By century's end, in 1897, a tramp named Joseph Vacher, 29, was tried in France for eleven murders.  He had been arrested after a seventeen-year-old shepherd was found strangled, stabbed, and with his belly ripped open.  Vacher wrote a confession for the judge, claiming that he suffered from an irresistible impulse and had committed murder during frenzies.  He thought that, having been bitten by a rabid dog when he was a child, his blood had been poisoned.  As his victims died, he said, he drank blood from their necks.

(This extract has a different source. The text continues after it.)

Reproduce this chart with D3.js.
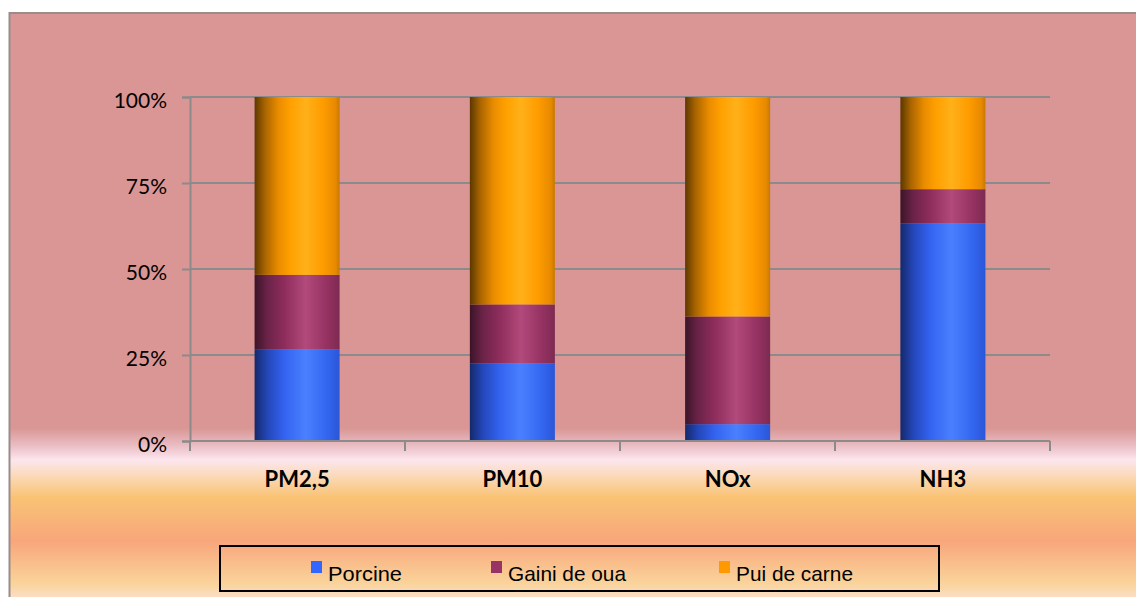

A team of doctors examined the defendant.  In the end, because his memory was clear about the crimes and because he had run off, they decided that Vacher had demonstrated sufficient awareness to be judged sane and therefore responsible for what he had done.  Yet he had a history of "confused talk," spells of delirium, persecution mania, and extreme irritability.  Indeed, three years earlier he had been treated in an asylum when he'd killed a woman and had sex with her corpse.  He also had once removed the genitalia from a boy and from a girl.  If anyone had a claim to insanity, he did, but in 1898, at the Ain Assizes, he was convicted, and within two months executed.

Ironically, during Vacher's spree, Dracula was published in 1897 in England, introducing the shocking image of the predatory life-sucker who commanded wolves and could shift into the shape of one.